The Cost of Public Education: Chomsky, drew applause, and laughter, particularly when he said “a public university is supposed to be free.” Chomsky defended that view, arguing that efforts to impose more of the cost of education on individuals, along with campaigns promoting the “privatized society,” reflected the efforts of corporate elites to dominate society in a way that made people feel insecure and, therefore, more passive and amenable to manipulation. “The business world is basically totalitarian,” he said. Students who acquire large debts putting themselves through school are unlikely to think about changing society, Chomsky suggested. “When you trap people in a system of debt . they can’t afford the time to think.” Tuition fee increases are a “disciplinary technique,” and, by the time students graduate, they are not only loaded with debt, but have also internalized the “disciplinarian culture.” This makes them efficient components of the consumer economy (Chomsky talks fear in western society).
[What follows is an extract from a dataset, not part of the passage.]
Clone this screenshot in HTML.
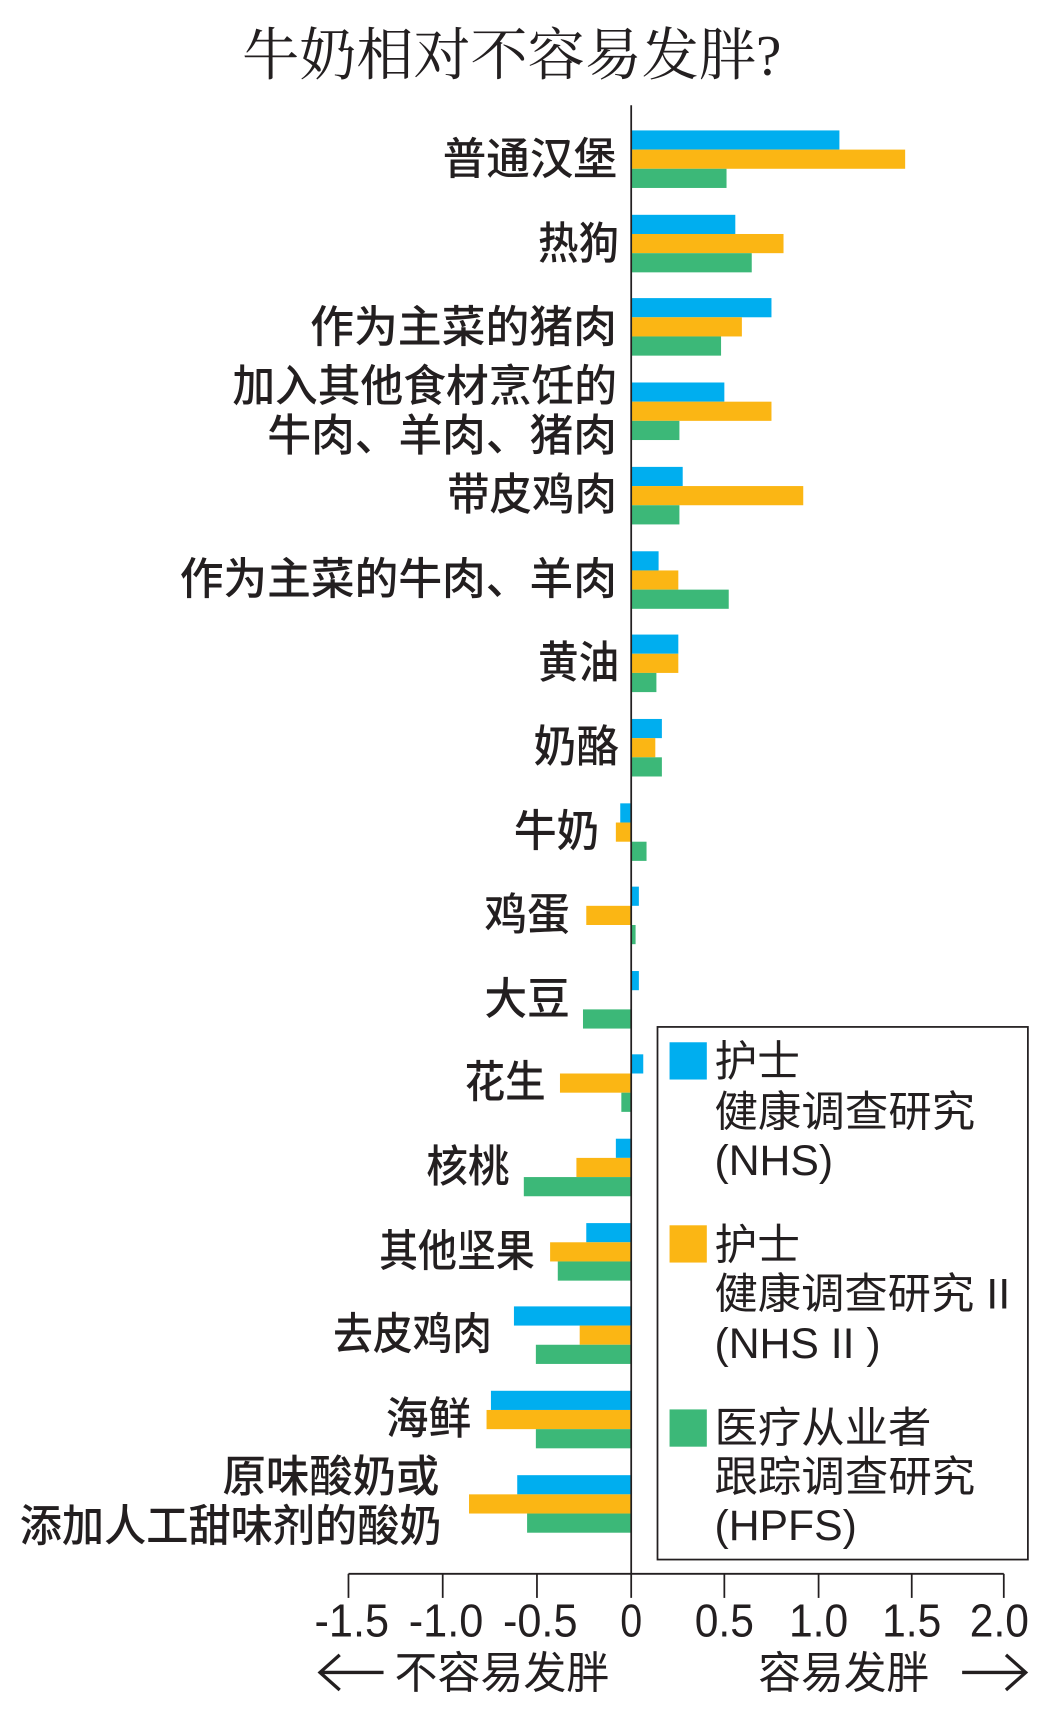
<!DOCTYPE html>
<html><head><meta charset="utf-8"><style>
html,body{margin:0;padding:0;background:#fff;}
svg{display:block;}
text{font-family:"Liberation Sans","Noto Sans CJK SC",sans-serif;fill:#231F20;}
.l{font-weight:500;}
</style></head><body>
<svg width="1052" height="1713" viewBox="0 0 960 1563" preserveAspectRatio="none" xmlns="http://www.w3.org/2000/svg">
<text x="467" y="68" text-anchor="middle" font-size="52" textLength="492" lengthAdjust="spacingAndGlyphs" style="font-family:'Liberation Serif','Noto Serif CJK SC',serif">牛奶相对不容易发胖?</text>
<g>
<rect x="576" y="119" width="190" height="17.5" fill="#00AEEF"/><rect x="576" y="136.5" width="250" height="17.5" fill="#FBB614"/><rect x="576" y="154" width="87" height="17.5" fill="#3CB878"/>
<rect x="576" y="196" width="95" height="17.5" fill="#00AEEF"/><rect x="576" y="213.5" width="139" height="17.5" fill="#FBB614"/><rect x="576" y="231" width="110" height="17.5" fill="#3CB878"/>
<rect x="576" y="272" width="128" height="17.5" fill="#00AEEF"/><rect x="576" y="289.5" width="101" height="17.5" fill="#FBB614"/><rect x="576" y="307" width="82" height="17.5" fill="#3CB878"/>
<rect x="576" y="349" width="85" height="17.5" fill="#00AEEF"/><rect x="576" y="366.5" width="128" height="17.5" fill="#FBB614"/><rect x="576" y="384" width="44" height="17.5" fill="#3CB878"/>
<rect x="576" y="426" width="47" height="17.5" fill="#00AEEF"/><rect x="576" y="443.5" width="157" height="17.5" fill="#FBB614"/><rect x="576" y="461" width="44" height="17.5" fill="#3CB878"/>
<rect x="576" y="503" width="25" height="17.5" fill="#00AEEF"/><rect x="576" y="520.5" width="43" height="17.5" fill="#FBB614"/><rect x="576" y="538" width="89" height="17.5" fill="#3CB878"/>
<rect x="576" y="579" width="43" height="17.5" fill="#00AEEF"/><rect x="576" y="596.5" width="43" height="17.5" fill="#FBB614"/><rect x="576" y="614" width="23" height="17.5" fill="#3CB878"/>
<rect x="576" y="656" width="28" height="17.5" fill="#00AEEF"/><rect x="576" y="673.5" width="22" height="17.5" fill="#FBB614"/><rect x="576" y="691" width="28" height="17.5" fill="#3CB878"/>
<rect x="566" y="733" width="10" height="17.5" fill="#00AEEF"/><rect x="562" y="750.5" width="14" height="17.5" fill="#FBB614"/><rect x="576" y="768" width="14" height="17.5" fill="#3CB878"/>
<rect x="576" y="809" width="7" height="17.5" fill="#00AEEF"/><rect x="535" y="826.5" width="41" height="17.5" fill="#FBB614"/><rect x="576" y="844" width="4" height="17.5" fill="#3CB878"/>
<rect x="576" y="886" width="7" height="17.5" fill="#00AEEF"/><rect x="532" y="921" width="44" height="17.5" fill="#3CB878"/>
<rect x="576" y="962" width="11" height="17.5" fill="#00AEEF"/><rect x="511" y="979.5" width="65" height="17.5" fill="#FBB614"/><rect x="567" y="997" width="9" height="17.5" fill="#3CB878"/>
<rect x="562" y="1039" width="14" height="17.5" fill="#00AEEF"/><rect x="526" y="1056.5" width="50" height="17.5" fill="#FBB614"/><rect x="478" y="1074" width="98" height="17.5" fill="#3CB878"/>
<rect x="535" y="1116" width="41" height="17.5" fill="#00AEEF"/><rect x="502" y="1133.5" width="74" height="17.5" fill="#FBB614"/><rect x="509" y="1151" width="67" height="17.5" fill="#3CB878"/>
<rect x="469" y="1192" width="107" height="17.5" fill="#00AEEF"/><rect x="529" y="1209.5" width="47" height="17.5" fill="#FBB614"/><rect x="489" y="1227" width="87" height="17.5" fill="#3CB878"/>
<rect x="448" y="1269" width="128" height="17.5" fill="#00AEEF"/><rect x="444" y="1286.5" width="132" height="17.5" fill="#FBB614"/><rect x="489" y="1304" width="87" height="17.5" fill="#3CB878"/>
<rect x="472" y="1346" width="104" height="17.5" fill="#00AEEF"/><rect x="428" y="1363.5" width="148" height="17.5" fill="#FBB614"/><rect x="481" y="1381" width="95" height="17.5" fill="#3CB878"/>
</g>
<line x1="576" y1="96" x2="576" y2="1458" stroke="#231F20" stroke-width="1.6"/>
<g font-size="40" text-anchor="end" class="l">
<text x="563" y="159" textLength="159" lengthAdjust="spacingAndGlyphs">普通汉堡</text>
<text x="565" y="236" textLength="74" lengthAdjust="spacingAndGlyphs">热狗</text>
<text x="563" y="312" textLength="280" lengthAdjust="spacingAndGlyphs">作为主菜的猪肉</text>
<text x="563" y="366" textLength="351" lengthAdjust="spacingAndGlyphs">加入其他食材烹饪的</text>
<text x="563" y="411" textLength="319" lengthAdjust="spacingAndGlyphs">牛肉、羊肉、猪肉</text>
<text x="563" y="465" textLength="155" lengthAdjust="spacingAndGlyphs">带皮鸡肉</text>
<text x="563" y="542" textLength="399" lengthAdjust="spacingAndGlyphs">作为主菜的牛肉、羊肉</text>
<text x="565" y="618" textLength="74" lengthAdjust="spacingAndGlyphs">黄油</text>
<text x="565" y="695" textLength="78" lengthAdjust="spacingAndGlyphs">奶酪</text>
<text x="547" y="772" textLength="78" lengthAdjust="spacingAndGlyphs">牛奶</text>
<text x="520" y="848" textLength="78" lengthAdjust="spacingAndGlyphs">鸡蛋</text>
<text x="520" y="925" textLength="78" lengthAdjust="spacingAndGlyphs">大豆</text>
<text x="498" y="1001" textLength="74" lengthAdjust="spacingAndGlyphs">花生</text>
<text x="465" y="1078" textLength="76" lengthAdjust="spacingAndGlyphs">核桃</text>
<text x="488" y="1155" textLength="142" lengthAdjust="spacingAndGlyphs">其他坚果</text>
<text x="449" y="1231" textLength="145" lengthAdjust="spacingAndGlyphs">去皮鸡肉</text>
<text x="430" y="1308" textLength="78" lengthAdjust="spacingAndGlyphs">海鲜</text>
<text x="401" y="1361" textLength="198" lengthAdjust="spacingAndGlyphs">原味酸奶或</text>
<text x="403" y="1406" textLength="385" lengthAdjust="spacingAndGlyphs">添加人工甜味剂的酸奶</text>
</g>
<rect x="600" y="937" width="338" height="486" fill="none" stroke="#231F20" stroke-width="1.6"/>
<rect x="611" y="951" width="34" height="34" fill="#00AEEF"/>
<rect x="611" y="1118" width="34" height="34" fill="#FBB614"/>
<rect x="611" y="1286" width="34" height="34" fill="#3CB878"/>
<g font-size="39">
<text x="652" y="982">护士</text>
<text x="652" y="1028" textLength="238" lengthAdjust="spacingAndGlyphs">健康调查研究</text>
<text x="652" y="1072">(NHS)</text>
<text x="652" y="1149">护士</text>
<text x="652" y="1194" textLength="270" lengthAdjust="spacingAndGlyphs">健康调查研究 II</text>
<text x="652" y="1239">(NHS II  )</text>
<text x="652" y="1316" textLength="198" lengthAdjust="spacingAndGlyphs">医疗从业者</text>
<text x="652" y="1361" textLength="238" lengthAdjust="spacingAndGlyphs">跟踪调查研究</text>
<text x="652" y="1405">(HPFS)</text>
</g>
<g stroke="#231F20" stroke-width="1.6">
<line x1="318" y1="1436" x2="916" y2="1436"/>
<line x1="318" y1="1436" x2="318" y2="1458"/><line x1="404" y1="1436" x2="404" y2="1458"/><line x1="490" y1="1436" x2="490" y2="1458"/>
<line x1="661" y1="1436" x2="661" y2="1458"/><line x1="747" y1="1436" x2="747" y2="1458"/><line x1="832" y1="1436" x2="832" y2="1458"/><line x1="916" y1="1436" x2="916" y2="1458"/>
</g>
<g font-size="42" text-anchor="middle">
<text x="321" y="1493" textLength="68" lengthAdjust="spacingAndGlyphs">-1.5</text>
<text x="407" y="1493" textLength="68" lengthAdjust="spacingAndGlyphs">-1.0</text>
<text x="493" y="1493" textLength="68" lengthAdjust="spacingAndGlyphs">-0.5</text>
<text x="576" y="1493" textLength="20" lengthAdjust="spacingAndGlyphs">0</text>
<text x="661" y="1493" textLength="54" lengthAdjust="spacingAndGlyphs">0.5</text>
<text x="747" y="1493" textLength="54" lengthAdjust="spacingAndGlyphs">1.0</text>
<text x="832" y="1493" textLength="54" lengthAdjust="spacingAndGlyphs">1.5</text>
<text x="912" y="1493" textLength="54" lengthAdjust="spacingAndGlyphs">2.0</text>
</g>
<g font-size="40">
<text x="360" y="1540" textLength="196" lengthAdjust="spacingAndGlyphs">不容易发胖</text>
<text x="692" y="1540" textLength="156" lengthAdjust="spacingAndGlyphs">容易发胖</text>
</g>
<g stroke="#231F20" stroke-width="3" fill="none">
<path d="M350 1526 H292 M310 1510 L292 1526 L310 1542"/>
<path d="M878 1526 H936 M918 1510 L936 1526 L918 1542"/>
</g>
</svg>
</body></html>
Avram Noam Chomsky ( /ˈnoʊm ˈtʃɒmski/; born December 7, 1928), known simply as Noam Chomsky, is an American linguist, philosopher, cognitive scientist, and social activist. He is an Institute Professor and professor emeritus of linguistics at the Massachusetts Institute of Technology. Chomsky is well known in the academic and scientific community as one of the fathers of modern linguistics,[5][6][7] and a major figure of analytic philosophy.[2] Since the 1960s, he has become known more widely as a political dissident and an anarchist,[8] referring to himself as a libertarian socialist. Chomsky is the author of more than 150 books and has received worldwide attention for his views. According to the Arts and Humanities Citation Index in 1992, Chomsky was cited as a source more often than any other living scholar from 1980 to 1992. He is also the eighth most cited source of all time, and is considered the “most cited living author”. He is also considered a prominent cultural figure, while his status as a leading critic of U.S. foreign policy has made him controversial (Wikepedia).